Creep feeding is the practice of supplying additional nutrition to calves to help fully maximize genetic growth potential. It is also a practice that should be evaluated for feed conversion, cost of gain and market price slide when considering the use of additional feed throughout the summer months.
Many different feed resources can be used to creep feed calves, including: grain-based feeds, limit-fed high-protein feeds, “green creep” such as pastures fenced for calf only grazing. Regardless of the feedstuff used for creep feeding, several factors should be considered when including this management practice:
- The value of the additional gain and possible impacts on calf prices.
- Feed costs.
- Feed conversion.
- Forage quality and quantity.
- Labor availability.
- Plans for retained ownership.
Feed Efficiency, Cost of Gain and Profitability
Profitability will depend on pounds the calf gains and what the cost of each pound of gain is. A common assumption is that when calf prices are high, creep feeding is profitable. This may not always be true.
Times to consider creep feeding to achieve the highest returns are when:
- Forages are too mature for efficient utilization by the calf,
- Forage quantity is limited,
- Milk production is limited due either to genetics or because of reduced forage quality or quantity.
Depending on location, drought conditions may cause pasture forages to mature earlier than normal and may also reduce total production which could lead to reduced feed availability for the cow and growing calf.
A major component in determining profitability is feed efficiency (pounds of creep feed consumed per pound of gain). The variation in feed efficiency affects cost of gain. Utilizing a $300 per ton creep feed with an assumed 4:1 conversion rate equates to $0.60 per pound cost of gain. If the conversion rate is 8:1 the cost of gain increases to $1.20 per pound of gain.
Determining the Value of Added Gain
The goal of any added management component is to increase profit at the end of the production cycle. With creep feeding protocols the added pounds need to be evaluated each year to determine if creep feeding will improve profit given the market price for the feed and the calf. To determine creep-feeding returns, first determine the expected average value of the calf crop at weaning by multiplying the expected average weaning weight of the calf without creep feed by the expected price per pound (see Table 1). Then compare the expected increase in weaning weight, the pounds of feed fed, calf price at the increased weight, and expected conversion rate against the original plan of not creep feeding.

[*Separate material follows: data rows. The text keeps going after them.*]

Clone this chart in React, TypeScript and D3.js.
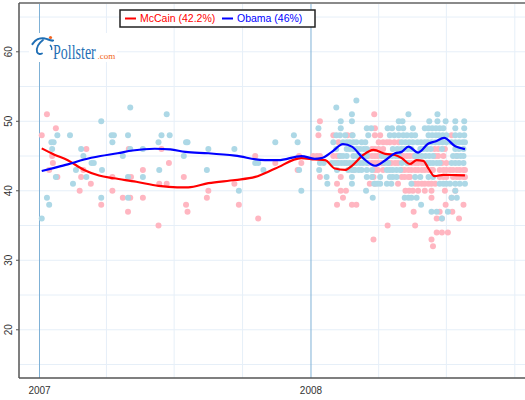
import React from "react";
import * as d3 from "d3";

const width = 525;
const height = 400;

// 2007 polls: [day of year, percent]
const mccainPolls2007: [number, number][] = [
  [3, 48], [10, 51], [22, 49], [17, 45], [18, 44], [13, 43], [24, 42],
  [63, 46], [59, 43], [56, 42], [54, 40], [69, 41], [83, 38],
  [98, 42], [98, 40], [112, 39], [122, 39], [119, 37], [120, 46], [123, 42],
  [139, 43], [139, 39], [164, 46], [160, 35], [161, 41], [171, 41], [174, 44],
  [194, 42], [197, 38], [199, 37], [225, 39], [227, 40], [262, 41], [268, 38],
  [290, 45], [294, 36], [317, 44], [347, 43], [349, 45], [352, 44],
];

const obamaPolls2007: [number, number][] = [
  [3, 36], [10, 39], [13, 38], [16, 47], [19, 47], [17, 46], [24, 48], [22, 42],
  [41, 48], [45, 41], [49, 43], [56, 46], [59, 45], [70, 44], [73, 44], [63, 42],
  [83, 50], [84, 43], [83, 39], [97, 48], [100, 48], [98, 47], [112, 45],
  [119, 48], [122, 52], [119, 42], [119, 39], [122, 46], [139, 46], [139, 42],
  [160, 47], [164, 48], [161, 43], [171, 51], [175, 48], [197, 47], [199, 47], [194, 45],
  [225, 43], [227, 46], [262, 46], [268, 40], [290, 44], [294, 44], [301, 43],
  [317, 47], [342, 48], [347, 47], [349, 43], [352, 40],
];

// 2008 polls grouped by result: [percent, days of year]
const mccainPolls2008: [number, number[]][] = [
  [51, [85]],
  [50, [12]],
  [49, [86]],
  [48, [10, 30, 49, 55, 86, 93, 189]],
  [47, [37, 91, 97, 102, 106, 112, 118]],
  [46, [82, 86, 91, 97, 166, 171, 180]],
  [45, [3, 8, 12, 30, 35, 39, 77, 82, 86, 90, 120, 124, 129, 133, 138, 167, 171, 178, 196]],
  [44, [35, 77, 82, 86, 90, 95, 97, 104, 108, 113, 117, 131, 135, 140, 144, 149, 151, 176, 182]],
  [43, [57, 86, 90, 97, 122, 126, 131, 135, 140, 144, 149, 153, 158, 162, 164, 173, 178, 182, 187, 191, 196, 200, 205, 207]],
  [42, [12, 40, 84, 122, 126, 131, 133, 173, 178, 182, 191, 196, 200, 205, 207]],
  [41, [35, 79, 86, 117, 140, 144, 149, 153, 158, 162, 167]],
  [40, [40, 47, 127, 132, 137, 144, 153, 162, 180, 194]],
  [39, [43, 162, 189]],
  [38, [35, 55, 61, 124, 181, 205]],
  [37, [138, 173, 190]],
  [36, [169, 176, 199]],
  [35, [103, 140]],
  [34, [169, 176, 184]],
  [33, [84, 162]],
  [32, [164]],
];

const obamaPolls2008: [number, number[]][] = [
  [53, [61]],
  [52, [34]],
  [51, [55, 131, 170]],
  [50, [40, 55, 118, 123, 159, 170, 181, 194, 206]],
  [49, [10, 40, 75, 81, 103, 109, 118, 124, 137, 153, 158, 163, 168, 173, 178, 194, 206]],
  [48, [34, 39, 46, 56, 77, 106, 112, 118, 124, 129, 135, 140, 158, 163, 168, 172, 177, 182, 194, 200, 206]],
  [47, [30, 43, 48, 52, 57, 61, 68, 73, 122, 127, 132, 137, 143, 148, 153, 157, 162, 167, 172, 177, 182, 189, 194, 199, 204, 207]],
  [46, [34, 48, 52, 57, 62, 66, 71, 75, 110, 116, 121, 125, 130, 135, 147, 151, 156, 161, 176, 194, 199, 205]],
  [45, [39, 43, 48, 57, 62, 66, 71, 75, 95, 99, 104, 109, 114, 118, 140, 144, 149, 154, 159, 164, 191, 196, 201, 205]],
  [44, [12, 17, 28, 32, 37, 41, 45, 48, 52, 57, 61, 66, 70, 75, 99, 104, 122, 129, 156, 160, 164, 169, 173, 189, 194, 199, 205]],
  [43, [11, 35, 50, 55, 59, 64, 68, 75, 82, 102, 106, 110, 115, 120]],
  [42, [21, 55, 75, 82, 93, 106, 110, 115, 140, 147, 158, 164]],
  [41, [22, 55, 85, 89, 93, 102, 108, 135, 173, 178, 182, 187, 194, 200, 207]],
  [40, [74, 194]],
  [39, [83, 126, 131, 135, 142, 189, 196]],
  [38, [148]],
  [37, [162, 169, 184]],
  [36, [176]],
];

// smoothed trend estimates: [days since 2007-01-01, percent]
const mccainTrend: [number, number][] = [
  [3, 46.1], [20, 45.2], [38, 44.4], [60, 43.0], [80, 42.2], [100, 41.8], [130, 41.3],
  [160, 40.7], [185, 40.5], [200, 40.5], [227, 41.1], [263, 41.55], [290, 42.0], [317, 43.2],
  [352, 44.7], [370, 44.5], [384, 44.4], [397, 43.2], [411, 43.0], [420, 43.6], [435, 45.15],
  [449, 45.9], [465, 45.3], [478, 45.15], [487, 44.7], [498, 43.85], [507, 44.4], [516, 44.3],
  [523, 43.2], [531, 42.1], [543, 42.3], [559, 42.25], [572, 42.2],
];

const obamaTrend: [number, number][] = [
  [3, 42.85], [20, 43.3], [38, 43.8], [60, 44.5], [82, 45.0], [105, 45.4], [125, 45.8],
  [155, 46.05], [176, 45.95], [196, 45.6], [227, 45.4], [263, 45.05], [303, 44.4], [321, 44.4],
  [352, 45.0], [370, 44.6], [379, 44.7], [393, 45.6], [408, 46.7], [420, 46.35], [435, 44.7],
  [451, 43.6], [465, 44.4], [478, 45.4], [487, 45.6], [496, 46.35], [509, 45.5], [523, 46.8],
  [532, 47.1], [544, 47.6], [559, 46.4], [572, 46.0],
];

const yTicks = [20, 30, 40, 50, 60];
const yGrid = [15, 20, 25, 30, 35, 40, 45, 50, 55, 60, 65];
const years = [2007, 2008];

const candidates = [
  { name: "McCain", latest: 42.2, line: "#ff0000", dot: "#ffb6c1" },
  { name: "Obama", latest: 46, line: "#0000ff", dot: "#add8e6" },
];

const day = (year: number, d: number) => d3.timeDay.offset(new Date(year, 0, 1), d);

const plot = { left: 19, right: 525, top: 3, bottom: 378 };

const x = d3
  .scaleTime()
  .domain([new Date(2006, 11, 4, 10, 30), new Date(2008, 9, 14, 17)])
  .range([plot.left, plot.right]);

const y = d3.scaleLinear().domain([13.06, 67.02]).range([plot.bottom, plot.top]);

const flatten = (rows: [number, number[]][]) =>
  rows.flatMap(([pct, days]) => days.map((d) => [d, pct] as [number, number]));

const trendLine = d3
  .line<[number, number]>()
  .x((d) => x(day(2007, d[0])))
  .y((d) => y(d[1]))
  .curve(d3.curveMonotoneX);

const App = () => {
  const quarters = x.ticks(d3.timeMonth.every(3)!);
  const font = "'Liberation Sans', Arial, sans-serif";
  const logoFont = "'Liberation Serif', serif";

  const dots = (polls2007: [number, number][], rows2008: [number, number[]][], fill: string) => (
    <g fill={fill}>
      {polls2007.map((d, i) => (
        <circle key={`a${i}`} cx={x(day(2007, d[0]))} cy={y(d[1])} r={3} />
      ))}
      {flatten(rows2008).map((d, i) => (
        <circle key={`b${i}`} cx={x(day(2008, d[0]))} cy={y(d[1])} r={3} />
      ))}
    </g>
  );

  return (
    <svg
      width={width}
      height={height}
      style={{ position: "absolute", left: 0, top: 0, background: "#fff" }}
      fontFamily={font}
    >
      {/* grid */}
      {yGrid.map((v) => (
        <line key={v} x1={plot.left} x2={plot.right} y1={y(v)} y2={y(v)} stroke="#e6eff8" />
      ))}
      {quarters.map((q) => (
        <line
          key={+q}
          x1={x(q)}
          x2={x(q)}
          y1={plot.top}
          y2={plot.bottom}
          stroke={q.getMonth() === 0 ? "#7fb1d6" : "#e6eff8"}
        />
      ))}

      {/* poll results */}
      {dots(mccainPolls2007, mccainPolls2008, candidates[0].dot)}
      {dots(obamaPolls2007, obamaPolls2008, candidates[1].dot)}

      {/* trend lines */}
      <path d={trendLine(mccainTrend) || ""} fill="none" stroke={candidates[0].line} strokeWidth={2.2} />
      <path d={trendLine(obamaTrend) || ""} fill="none" stroke={candidates[1].line} strokeWidth={2.2} />

      {/* frame and axes */}
      <line x1={plot.left} x2={plot.right} y1={plot.top} y2={plot.top} stroke="#8a8a8a" strokeWidth={2} />
      <line x1={plot.left} x2={plot.right} y1={plot.bottom} y2={plot.bottom} stroke="#555" strokeWidth={1.5} />
      <line x1={plot.left} x2={plot.left} y1={plot.top} y2={plot.bottom} stroke="#555" strokeWidth={1.5} />
      {yTicks.map((v) => (
        <g key={v}>
          <line x1={plot.left - 3} x2={plot.left} y1={y(v)} y2={y(v)} stroke="#555" />
          <text
            transform={`translate(12,${y(v)}) rotate(-90)`}
            textAnchor="middle"
            fontSize={10}
            fill="#333"
          >
            {v}
          </text>
        </g>
      ))}
      {years.map((yr) => (
        <text key={yr} x={x(new Date(yr, 0, 1))} y={394} textAnchor="middle" fontSize={10} fill="#333">
          {yr}
        </text>
      ))}

      {/* logo */}
      <rect x={29} y={33} width={88} height={29} fill="#fff" />
      <path
        d="M32.5,44 C35,40 40,37.5 45,38.5 C48,39 50,41 53,40.5"
        fill="none"
        stroke="#1f6fb5"
        strokeWidth={2.2}
        strokeLinecap="round"
      />
      <path
        d="M43,40 C39,43 36,47 37,52 C38,54 40,54.5 42,53.5"
        fill="none"
        stroke="#1f6fb5"
        strokeWidth={1.8}
        strokeLinecap="round"
      />
      <path d="M50,45 C51.5,46.5 52,48.5 51.5,50" fill="none" stroke="#1f6fb5" strokeWidth={1.4} />
      <circle cx={50.5} cy={37.5} r={1.6} fill="#f26522" />
      <text
        transform="translate(53,58.5) scale(0.7,1)"
        fontFamily={logoFont}
        fontSize={20}
        fill="#1f6fb5"
      >
        Pollster
      </text>
      <text x={97.5} y={58.5} fontFamily={logoFont} fontSize={9} fill="#f26522">
        .com
      </text>

      {/* legend */}
      <rect x={120} y={10} width={195} height={17} fill="#fff" stroke="#222" strokeWidth={1.5} />
      {candidates.map((c, i) => {
        const lx = i === 0 ? 125 : 222;
        return (
          <g key={c.name}>
            <line x1={lx} x2={lx + 11} y1={18.5} y2={18.5} stroke={c.line} strokeWidth={2} />
            <text x={lx + 15} y={22.3} fontSize={10.5} fill={c.line}>
              {`${c.name} (${c.latest}%)`}
            </text>
          </g>
        );
      })}
    </svg>
  );
};

export default App;
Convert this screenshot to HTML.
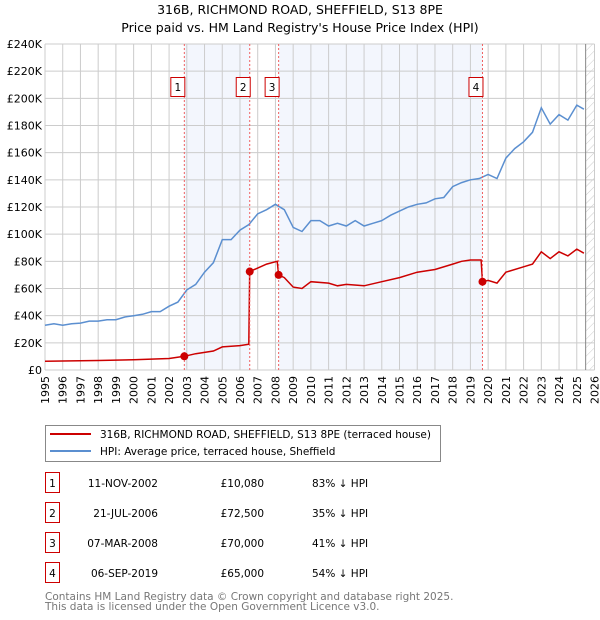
<!DOCTYPE html>
<html><head><meta charset="utf-8"><style>
body{margin:0;background:#fff;font-family:"DejaVu Sans","Liberation Sans",sans-serif;}
#wrap{position:relative;width:600px;height:620px;overflow:hidden;}
</style></head><body><div id="wrap">
<svg id="chart" width="600" height="620" xmlns="http://www.w3.org/2000/svg" font-family="DejaVu Sans, Liberation Sans, sans-serif">
<defs><pattern id="hatch" width="6" height="6" patternUnits="userSpaceOnUse" patternTransform="rotate(45)"><line x1="0" y1="0" x2="0" y2="6" stroke="#ccc" stroke-width="1"/></pattern></defs>
<text x="300" y="14" text-anchor="middle" font-size="12.5">316B, RICHMOND ROAD, SHEFFIELD, S13 8PE</text>
<text x="300" y="32" text-anchor="middle" font-size="12.5">Price paid vs. HM Land Registry's House Price Index (HPI)</text>
<g id="bands"></g><g id="grid"></g><g id="axes"></g><g id="series"></g><g id="marks"></g>
<g>
<rect x="45.5" y="425.5" width="395" height="36" fill="#fff" stroke="#888"/>
<line x1="50" y1="434" x2="91" y2="434" stroke="#cc0000" stroke-width="2"/>
<text x="100" y="438" font-size="10.5">316B, RICHMOND ROAD, SHEFFIELD, S13 8PE (terraced house)</text>
<line x1="50" y1="451" x2="91" y2="451" stroke="#5b8fd0" stroke-width="2"/>
<text x="100" y="455" font-size="10.5">HPI: Average price, terraced house, Sheffield</text>
</g>
<g id="table" font-size="10.5"></g>
<text x="45" y="600" font-size="10.5" fill="#777">Contains HM Land Registry data © Crown copyright and database right 2025.</text>
<text x="45" y="610" font-size="10.5" fill="#777">This data is licensed under the Open Government Licence v3.0.</text>
</svg>
<script>
const yearTicks=[1995,1996,1997,1998,1999,2000,2001,2002,2003,2004,2005,2006,2007,2008,2009,2010,2011,2012,2013,2014,2015,2016,2017,2018,2019,2020,2021,2022,2023,2024,2025,2026];
const priceTicks=[0,20,40,60,80,100,120,140,160,180,200,220,240];
const hpiYears=[1995,1995.5,1996,1996.5,1997,1997.5,1998,1998.5,1999,1999.5,2000,2000.5,2001,2001.5,2002,2002.5,2003,2003.5,2004,2004.5,2005,2005.5,2006,2006.5,2007,2007.5,2008,2008.5,2009,2009.5,2010,2010.5,2011,2011.5,2012,2012.5,2013,2013.5,2014,2014.5,2015,2015.5,2016,2016.5,2017,2017.5,2018,2018.5,2019,2019.5,2020,2020.5,2021,2021.5,2022,2022.5,2023,2023.5,2024,2024.5,2025,2025.4];
const hpiValues=[33,34,33,34,34.5,36,36,37,37,39,40,41,43,43,47,50,59,63,72,79,96,96,103,107,115,118,122,118,105,102,110,110,106,108,106,110,106,108,110,114,117,120,122,123,126,127,135,138,140,141,144,141,156,163,168,175,193,181,188,184,195,192];
const propYears=[1995,1998,2000,2002,2002.86,2003.5,2004.5,2005,2006,2006.5,2006.55,2007,2007.5,2008.1,2008.18,2008.5,2009,2009.5,2010,2011,2011.5,2012,2013,2014,2015,2016,2017,2018,2018.5,2019,2019.6,2019.68,2020,2020.5,2021,2022,2022.5,2023,2023.5,2024,2024.5,2025,2025.4];
const propValues=[6.5,7,7.5,8.5,10.08,12,14,17,18,19,72.5,75,78,80,70,68,61,60,65,64,62,63,62,65,68,72,74,78,80,81,81,65,66,64,72,76,78,87,82,87,84,89,86];
const saleLabels=["1","2","3","4"];
const saleDates=["11-NOV-2002","21-JUL-2006","07-MAR-2008","06-SEP-2019"];
const saleYears=[2002.86,2006.55,2008.18,2019.68];
const saleValues=[10.08,72.5,70,65];
const salePriceText=["£10,080","£72,500","£70,000","£65,000"];
const saleHpiText=["83% ↓ HPI","35% ↓ HPI","41% ↓ HPI","54% ↓ HPI"];

const X0=45,X1=594.5,Y0=370,Y1=44;
const xs=y=>X0+(y-1995)/31*(X1-X0);
const ys=v=>Y0-v/240*(Y0-Y1);
const NS="http://www.w3.org/2000/svg";
function mk(parent,tag,attrs){const e=document.createElementNS(NS,tag);for(const k in attrs)e.setAttribute(k,attrs[k]);document.getElementById(parent).appendChild(e);return e;}

let b=mk('bands','rect',{x:xs(saleYears[0]),y:Y1,width:xs(saleYears[1])-xs(saleYears[0]),height:Y0-Y1,fill:'#f3f6fd'});


b=mk('bands','rect',{x:xs(saleYears[2]),y:Y1,width:xs(saleYears[3])-xs(saleYears[2]),height:Y0-Y1,fill:'#f3f6fd'});


b=mk('bands','rect',{x:xs(2025.5),y:Y1,width:X1-xs(2025.5),height:Y0-Y1,fill:'url(#hatch)'});



yearTicks.forEach(t=>{
 const g=mk('grid','line',{x1:xs(t),x2:xs(t),y1:Y1,y2:Y0,stroke:'#ccc','stroke-width':1});
 
 
 const tx=mk('axes','text',{x:0,y:0,'font-size':11,'text-anchor':'end',transform:`translate(${xs(t)+4},${Y0+6}) rotate(-90)`});
 tx.textContent=t;
 
 
});
priceTicks.forEach(t=>{
 const g=mk('grid','line',{x1:X0,x2:X1,y1:ys(t),y2:ys(t),stroke:'#ccc','stroke-width':1});
 
 
 const tx=mk('axes','text',{x:X0-3,y:ys(t)+4,'font-size':11,'text-anchor':'end'});
 tx.textContent=t===0?'£0':'£'+t+'K';
 
 
});
let nl=mk('axes','line',{x1:xs(2025.5),x2:xs(2025.5),y1:Y1,y2:Y0,stroke:'#888','stroke-width':1});



let p=mk('series','path',{d:'M'+hpiYears.map((y,i)=>xs(y).toFixed(1)+','+ys(hpiValues[i]).toFixed(1)).join('L'),fill:'none',stroke:'#5b8fd0','stroke-width':1.5});


p=mk('series','path',{d:'M'+propYears.map((y,i)=>xs(y).toFixed(1)+','+ys(propValues[i]).toFixed(1)).join('L'),fill:'none',stroke:'#cc0000','stroke-width':1.5});



saleYears.forEach((y,i)=>{
 const l=mk('marks','line',{x1:xs(y),x2:xs(y),y1:Y1,y2:Y0,stroke:'#f06060','stroke-width':1,'stroke-dasharray':'2,2'});
 
 
 const c=mk('marks','circle',{cx:xs(y),cy:ys(saleValues[i]),r:4,fill:'#cc0000'});
 
 
 const r=mk('marks','rect',{x:xs(y)-13.5,y:77.5,width:14,height:19,fill:'#fff',stroke:'#cc0000'});
 
 
 const t=mk('marks','text',{x:xs(y)-6.5,y:91,'font-size':10.5,'text-anchor':'middle'});
 t.textContent=saleLabels[i];
 
 
});

saleLabels.forEach((s,i)=>{
 const cy=483+i*30;
 const r=mk('table','rect',{x:45.5,y:cy-10.5,width:14,height:20,fill:'#fff',stroke:'#cc0000'});
 
 
 let t=mk('table','text',{x:52.5,y:cy+4,'text-anchor':'middle'});t.textContent=s;
 
 
 t=mk('table','text',{x:158,y:cy+4,'text-anchor':'end'});t.textContent=saleDates[i];
 
 
 t=mk('table','text',{x:264,y:cy+4,'text-anchor':'end'});t.textContent=salePriceText[i];
 
 
 t=mk('table','text',{x:312,y:cy+4});t.textContent=saleHpiText[i];
 
 
});
</script>
</div></body></html>
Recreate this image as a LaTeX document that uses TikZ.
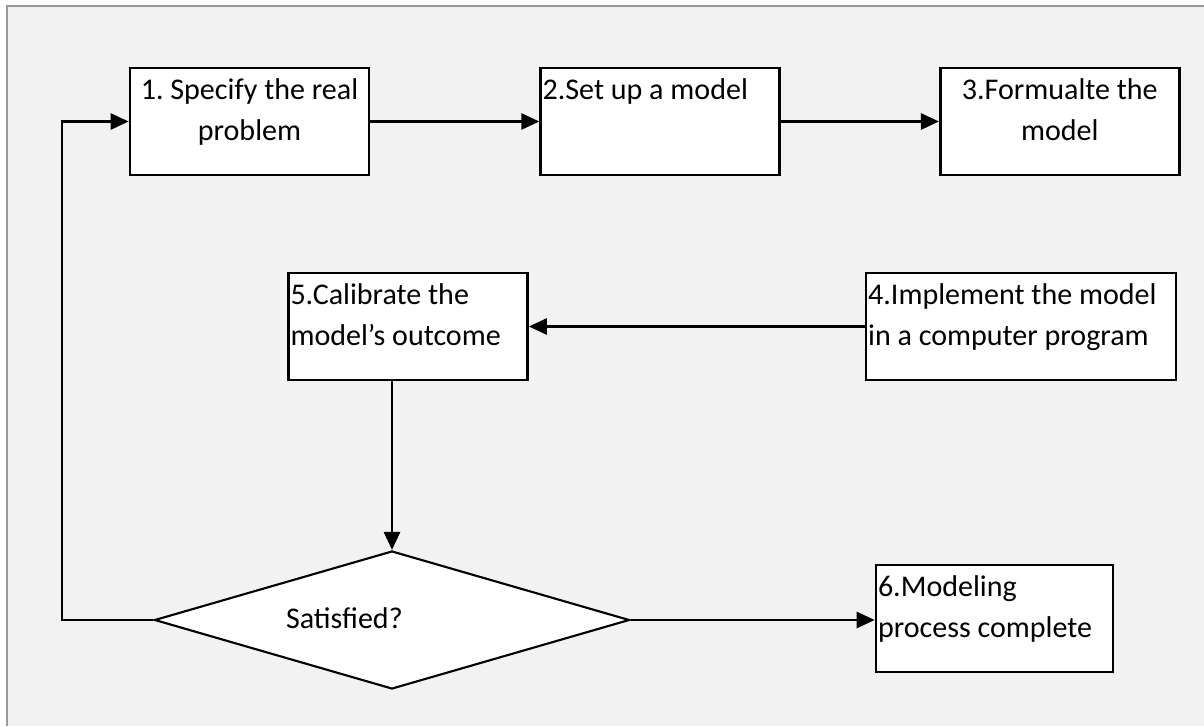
\documentclass[tikz,border=0pt]{standalone}
\usepackage{fontspec}
\setmainfont{Carlito}
\usepackage{tikz}
\usetikzlibrary{positioning}
\usetikzlibrary{shapes.geometric}
\usetikzlibrary{arrows.meta}
\frenchspacing
\newcommand{\boxtext}[2]{\parbox[c][2.04cm][t]{#1}{\strut#2}}

\begin{document}
\begin{tikzpicture}[
font=\fontsize{17.1pt}{23.3pt}\selectfont,
stepbox/.style={rectangle, draw=black, fill=white, line width=1.5pt, inner xsep=0.04cm, inner ysep=0.05cm},
decisionnode/.style={diamond, draw=black, fill=white, line width=1.2pt, aspect=3.44, minimum width=9.5cm, minimum height=2.76cm, inner sep=0pt},
flow/.style={-{Triangle[length=0.36cm, width=0.32cm]}, line width=1.5pt},
]
%Background
\useasboundingbox (0,0) rectangle (24.08,-14.52);
\fill[gray!10] (0.14,-0.12) rectangle (24.08,-14.52);
\draw[black!40, line width=1.3pt] (0.14,-14.52) -- (0.14,-0.12) -- (24.08,-0.12);

%Nodes
\node[stepbox]		(specify)		at (4.99,-2.43)			{\boxtext{4.7cm}{\centering 1. Specify the real\\problem}};
\node[stepbox]		(setup)			[right=3.38cm of specify]	{\boxtext{4.7cm}{\raggedright 2.Set up a model}};
\node[stepbox]		(formulate)		[right=3.16cm of setup]		{\boxtext{4.7cm}{\centering 3.Formualte the\\model}};
\node[stepbox]		(calibrate)		at (8.16,-6.53)			{\boxtext{4.7cm}{\raggedright 5.Calibrate the\\model’s outcome}};
\node[stepbox]		(implement)		[right=6.72cm of calibrate]	{\boxtext{6.12cm}{\raggedright 4.Implement the model\\in a computer program}};
\node[decisionnode]	(satisfied)		at (7.84,-12.4)			{\makebox[4.24cm][l]{\vphantom{Sp}Satisfied?}};
\node[stepbox]		(complete)		at (19.89,-12.37)		{\boxtext{4.66cm}{\raggedright 6.Modeling\\process complete}};
\coordinate			(loopcorner)	at (1.24,-12.4);

%Lines
\draw[flow] (specify.east) -- (setup.west);
\draw[flow] (setup.east) -- (formulate.west);
\draw[flow] (implement.west) -- (calibrate.east);
\draw[flow] (calibrate.south -| satisfied.north) -- (satisfied.north);
\draw[flow] (satisfied.east) -- (satisfied.east -| complete.west);
\draw[flow] (satisfied.west) -- (loopcorner) |- (specify.west);
\end{tikzpicture}
\end{document}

Table 1. Creep feeding budget.
|No Creep||Creep Feeding||Formula|
|A. Weaning Weight||525||590|
|B. Creep feed fed, pounds||550|
|C. Calf price $/pound||$1.65||$1.60|
|D. Calf value||$866.25||$944.00||A*C|
|E. Value/pound of added gain||$1.20||(D2-D1)/(A2-A1)|
|F. Creep feed cost, $/ton||$240.00|
|G. Expected conversion||8|
|H. Feed cost/pound of added gain||$0.96||(F2/2000)*G2|
|I. Value of added gain, $/head||$77.75||D2-D1|
|J. Cost of added gain, $/head||$62.40||(A2-A1)*H2|
|K. Return per head, $||$15.35||I2-J2|
Feed conversion combined with calf price and creep feed cost are the main drivers in profitability for an operation that chooses to utilize a creep feeding program. Accurate evaluation of the current forage situation and the additional pounds gained due to creep feeding must be considered, along with the price and type of the creep feed utilized. Comparisons of different creep feed options should also be done to determine the most beneficial option.
When making the comparisons, it is also important to consider what the minimal rate of return on the investment in creep feeding will be considered acceptable. Additionally, adding the cost of creep feeding into the Cow Budget will provide an understanding of the effect this management practice has on the total costs associated with the cowherd.
There are other considerations regarding creep feeding. Information on limit feeding with salt, the effect of creep feeding on milk and forage intake, post-weaning performance and carcass traits, creep feeding fall-born calves and creep feeding replacement heifers can be found in Chapter 22 of the iGrow Beef: Best Management Practices for Cow-Calf Production book.